# CIFAR 10

We try to implement a Resnet 34 model for with the best parameter settings as mentioned in their respective paper and try to implement our own version of algorithm

In [1]:
import os
%matplotlib notebook
import matplotlib.pyplot as plt
import torch
import numpy as np

LABELS = ['SGD','ADAGRAD','ADAM','AMSBOUND','ADABOUND','AMSGRAD','GGDO4','GGDO2']

In [2]:
def get_folder_path(use_pretrained=True):
    path = 'curve/trained2'
    if use_pretrained:
        path = os.path.join(path, 'pretrained')
    return path

In [3]:
def get_curve_data(use_pretrained=True, model='ResNet'):
    folder_path = get_folder_path(use_pretrained)
    filenames = [name for name in os.listdir(folder_path) if name.startswith(model.lower())]
    paths = [os.path.join(folder_path, name) for name in filenames]
    keys = [name.split('-')[1] for name in filenames]
    return {key: torch.load(fp) for key, fp in zip(keys, paths)}

In [4]:
def plot(use_pretrained=True, model='ResNet', optimizers=None, curve_type='train', plot_acc=True):
    assert model in ['ResNet', 'DenseNet'], 'Invalid model name: {}'.format(model)
    assert curve_type in ['train', 'test'], 'Invalid curve type: {}'.format(curve_type)
    assert all(_ in LABELS for _ in optimizers), 'Invalid optimizer'
    
    curve_data = get_curve_data(use_pretrained, model=model)
    
    if plot_acc==True:
        plt.figure(figsize=(10,6))
        plt.title('{} Accuracy for {} on CIFAR-10'.format(curve_type.capitalize(), model))
        plt.xlabel('Epoch')
        plt.ylabel('{} Accuracy %'.format(curve_type.capitalize()))
    
        plt.ylim(80, 101 if curve_type == 'train' else 96)
        plt_acc = 'acc'
        for optim in optimizers:
            linestyle = '--' if 'GGDO' in optim else '-'
            accuracies = np.array(curve_data[optim.lower()]['{}_{}'.format(curve_type,plt_acc)])
            plt.plot(accuracies, label=optim, ls=linestyle)
    
    else:
        plt.figure()
        plt.title('{} Categorical Cross Entropy Loss for {} on CIFAR-10'.format(curve_type.capitalize(), model))
        plt.xlabel('Epoch')
        plt.ylabel('{} Loss'.format(curve_type.capitalize()))
    
        plt_acc = 'loss'
        for optim in optimizers:
            linestyle = '--' if 'GGDO' in optim else '-'
            accuracies = np.array(curve_data[optim.lower()]['{}_{}'.format(curve_type,plt_acc)])
            plt.plot(accuracies, label=optim, ls=linestyle)
    
        
    plt.grid(ls='--')
    plt.legend()
    plt.show()

The above function is for plotting the learning curves. To use your own data points, set `use_pretrained` as `False`.

## ResNet

First, let's see the results with ResNet-34.

In [5]:
plot(use_pretrained=False, model='ResNet', optimizers=LABELS, curve_type='train',plot_acc=True)
plot(use_pretrained=False, model='ResNet', optimizers=LABELS, curve_type='test',plot_acc=True)

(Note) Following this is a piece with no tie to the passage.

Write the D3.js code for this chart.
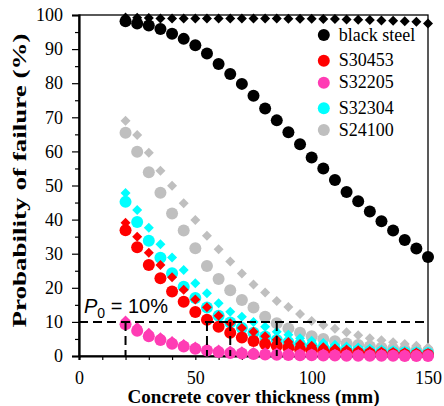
<!DOCTYPE html>
<html>
<head>
<meta charset="utf-8">
<title>Probability of failure vs cover</title>
<script src="https://cdn.jsdelivr.net/npm/d3@7/dist/d3.min.js"></script>
<style>
  body { margin: 0; background: #fff; }
</style>
</head>
<body>
<svg id="chart" width="444" height="406"></svg>
<script>
var serif = '"Liberation Serif", "Times New Roman", Times, serif';
var sans = '"Liberation Sans", Arial, Helvetica, sans-serif';

// cover thickness (mm)
var cover = [20, 25, 30, 35, 40, 45, 50, 55, 60, 65, 70, 75, 80, 85, 90, 95, 100,
  105, 110, 115, 120, 125, 130, 135, 140, 145, 150];

// probability of failure (%), circles and diamonds per steel
var blackCircle = [98.2, 97.5, 96.9, 95.9, 94.5, 93.0, 91.1, 88.7, 85.6, 82.7, 79.8, 76.3, 72.6, 69.1,
  65.6, 62.1, 58.2, 55.0, 51.6, 48.1, 45.4, 42.4, 39.5, 36.8, 34.0, 31.5, 29.0];
var blackDiamond = [99.3, 99.2, 99.1, 99.0, 99.0, 99.0, 99.0, 99.0, 99.0, 99.0, 99.0, 99.0, 99.0, 99.0,
  98.9, 98.9, 98.9, 98.8, 98.8, 98.7, 98.6, 98.5, 98.4, 98.3, 98.2, 98.0, 97.5];
var redCircle = [36.9, 31.9, 26.7, 22.8, 18.9, 15.9, 12.9, 10.6, 8.6, 6.8, 5.4, 4.4, 3.5, 2.9,
  2.4, 2.0, 1.7, 1.4, 1.2, 1.0, 0.85, 0.7, 0.6, 0.5, 0.45, 0.4, 0.35];
var redDiamond = [39.1, 35.0, 30.3, 26.7, 23.1, 19.4, 16.6, 14.3, 11.8, 9.6, 8.2, 7.1, 5.8, 4.8,
  4.1, 3.5, 3.0, 2.6, 2.2, 1.9, 1.7, 1.5, 1.3, 1.2, 1.1, 1.0, 0.9];
var pinkCircle = [9.3, 7.4, 5.8, 4.7, 3.6, 2.8, 2.1, 1.6, 1.2, 0.9, 0.7, 0.55, 0.45, 0.35,
  0.3, 0.25, 0.2, 0.15, 0.12, 0.1, 0.08, 0.06, 0.05, 0.04, 0.03, 0.02, 0.02];
var pinkDiamond = [10.4, 8.5, 6.8, 5.5, 4.4, 3.5, 2.8, 2.3, 1.9, 1.6, 1.4, 1.2, 1.1, 1.0,
  0.9, 0.8, 0.75, 0.7, 0.65, 0.6, 0.6, 0.55, 0.55, 0.5, 0.5, 0.5, 0.5];
var cyanCircle = [45.2, 39.3, 33.8, 28.8, 24.3, 20.3, 17.0, 14.2, 11.8, 9.8, 8.2, 6.8, 5.7, 4.7,
  4.0, 3.4, 2.9, 2.5, 2.1, 1.8, 1.6, 1.4, 1.2, 1.1, 1.0, 0.9, 0.8];
var cyanDiamond = [47.8, 42.8, 37.6, 32.8, 28.9, 25.2, 21.3, 18.4, 15.5, 13.0, 11.5, 10.0, 8.6, 7.1,
  6.2, 5.2, 4.5, 3.8, 3.3, 2.8, 2.5, 2.2, 1.9, 1.7, 1.5, 1.4, 1.3];
var grayCircle = [65.5, 59.9, 53.9, 47.9, 41.8, 36.8, 31.6, 26.4, 22.6, 19.3, 16.4, 14.2, 11.5, 9.6,
  8.1, 6.8, 5.8, 5.0, 4.3, 3.7, 3.2, 2.8, 2.4, 2.1, 1.8, 1.6, 1.4];
var grayDiamond = [69.0, 64.8, 59.6, 54.3, 49.9, 44.8, 39.9, 35.3, 31.3, 27.7, 24.2, 21.0, 18.6, 16.1,
  14.4, 12.3, 10.3, 9.1, 8.0, 7.0, 6.1, 5.2, 4.6, 4.0, 3.5, 3.0, 2.5];

var legendNames = ['black steel', 'S30453', 'S32205', 'S32304', 'S24100'];
var legendColors = ['#000000', '#ff0000', '#ff3cb4', '#00ffff', '#bfbfbf'];

// tick values
var xTicks = [0, 10, 20, 30, 40, 50, 60, 70, 80, 90, 100, 110, 120, 130, 140, 150];
var yTicks = [0, 10, 20, 30, 40, 50, 60, 70, 80, 90, 100];
var yMinor = [5, 15, 25, 35, 45, 55, 65, 75, 85, 95];

// P0 threshold and the cover where each steel reaches it
var p0 = 10;
var p0Covers = [20, 55, 65, 85];

var svg = d3.select('#chart'),
  margin = { top: 15, right: 16, bottom: 50, left: 79 },
  width = +svg.attr('width') - margin.left - margin.right,
  height = +svg.attr('height') - margin.top - margin.bottom,
  g = svg.append('g').attr('transform', 'translate(' + margin.left + ',' + margin.top + ')');

var x = d3.scaleLinear().domain([0, 150]).range([0, width]);
var y = d3.scaleLinear().domain([0, 100]).range([height, 0]);

// frame
g.append('rect')
  .attr('width', width).attr('height', height)
  .attr('fill', 'none').attr('stroke', '#000').attr('stroke-width', 1.3);

// x axis: ticks every 10, labels every 50
var xAxis = g.append('g')
  .attr('transform', 'translate(0,' + height + ')')
  .call(d3.axisBottom(x)
    .tickValues(xTicks)
    .tickSize(4).tickPadding(11)
    .tickFormat(function(d) { return d % 50 === 0 ? d : ''; }));

// y axis: minor ticks at 5s, labelled majors at 10s
g.append('g')
  .call(d3.axisLeft(y).tickValues(yMinor).tickSize(4).tickFormat(''))
  .select('.domain').remove();
var yAxis = g.append('g')
  .call(d3.axisLeft(y).tickValues(yTicks).tickSize(7).tickPadding(9));

[xAxis, yAxis].forEach(function(a) {
  a.attr('font-family', serif).attr('font-size', 18);
  a.selectAll('text').attr('fill', '#000');
  a.select('.domain').attr('stroke-width', 2.2);
});
g.selectAll('.tick line').attr('stroke-width', 1.2);

var diamond = d3.symbol().type(d3.symbolSquare).size(50);

function drawCircles(vals, color) {
  g.append('g').selectAll('circle')
    .data(vals)
    .join('circle')
    .attr('cx', function(d, i) { return x(cover[i]); })
    .attr('cy', function(d) { return y(d); })
    .attr('r', 6)
    .attr('fill', color);
}

function drawDiamonds(vals, color) {
  g.append('g').selectAll('path')
    .data(vals)
    .join('path')
    .attr('d', diamond)
    .attr('transform', function(d, i) {
      return 'translate(' + x(cover[i]) + ',' + y(d) + ') rotate(45)';
    })
    .attr('fill', color);
}

drawDiamonds(blackDiamond, legendColors[0]);
drawCircles(blackCircle, legendColors[0]);
drawDiamonds(grayDiamond, legendColors[4]);
drawCircles(grayCircle, legendColors[4]);
drawDiamonds(cyanDiamond, legendColors[3]);
drawCircles(cyanCircle, legendColors[3]);
drawDiamonds(redDiamond, legendColors[1]);
drawCircles(redCircle, legendColors[1]);
drawDiamonds(pinkDiamond, legendColors[2]);
drawCircles(pinkCircle, legendColors[2]);

// P0 dashed lines
g.append('line')
  .attr('x1', x(0)).attr('x2', x(150))
  .attr('y1', y(p0)).attr('y2', y(p0))
  .attr('stroke', '#000').attr('stroke-width', 2).attr('stroke-dasharray', '9,5');
g.selectAll('.p0v')
  .data(p0Covers)
  .join('line')
  .attr('class', 'p0v')
  .attr('x1', function(d) { return x(d); }).attr('x2', function(d) { return x(d); })
  .attr('y1', y(p0)).attr('y2', y(0))
  .attr('stroke', '#000').attr('stroke-width', 2).attr('stroke-dasharray', '9,5');

var p0Label = g.append('text')
  .attr('x', 5).attr('y', y(p0) - 9)
  .attr('font-family', sans)
  .attr('font-size', 20);
p0Label.append('tspan').attr('font-style', 'italic').text('P');
p0Label.append('tspan').attr('font-size', 14).attr('dy', 5).text('0');
p0Label.append('tspan').attr('dy', -5).text(' = 10%');

// legend
var legendY = [0, 25.7, 47.7, 73.3, 95];
var legend = g.append('g').attr('transform', 'translate(' + (x(105) + 0.5) + ',20)');
legend.selectAll('circle')
  .data(legendNames)
  .join('circle')
  .attr('cx', 0)
  .attr('cy', function(d, i) { return legendY[i]; })
  .attr('r', 6)
  .attr('fill', function(d, i) { return legendColors[i]; });
legend.selectAll('text')
  .data(legendNames)
  .join('text')
  .attr('x', 15)
  .attr('y', function(d, i) { return legendY[i]; })
  .attr('dy', '0.32em')
  .attr('font-family', serif)
  .attr('font-size', 18)
  .text(function(d) { return d; });

// axis titles
g.append('text')
  .attr('x', width / 2).attr('y', height + 47)
  .attr('text-anchor', 'middle')
  .attr('font-family', serif)
  .attr('font-size', 18.5).attr('font-weight', 'bold')
  .attr('textLength', 252).attr('lengthAdjust', 'spacingAndGlyphs')
  .text('Concrete cover thickness (mm)');
g.append('text')
  .attr('transform', 'translate(' + (-53) + ',' + (height / 2 - 5) + ') rotate(-90)')
  .attr('text-anchor', 'middle')
  .attr('font-family', serif)
  .attr('font-size', 19).attr('font-weight', 'bold')
  .attr('textLength', 294).attr('lengthAdjust', 'spacingAndGlyphs')
  .text('Probability of failure (%)');
</script>
</body>
</html>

<IPython.core.display.Javascript object>

<IPython.core.display.Javascript object>

We see that even though the Adaptive methods outperform faster in the in-sample, in outsample they lose out to SGD and variant of GGDO.

GGDO performs in better in the earlier stages before the weight decay, and still performs as well as other adaptive methods such as ADAM and ADAGrad .
GGDO performs overall better than SGD and seems to have a better performance before weight decay, and further has almost simmilar performanc even after the weight decay.

In [6]:
# For DenseNet
#plot(use_pretrained=True, model='DenseNet', optimizers=LABELS, curve_type='train')
#plot(use_pretrained=True, model='DenseNet', optimizers=LABELS, curve_type='test')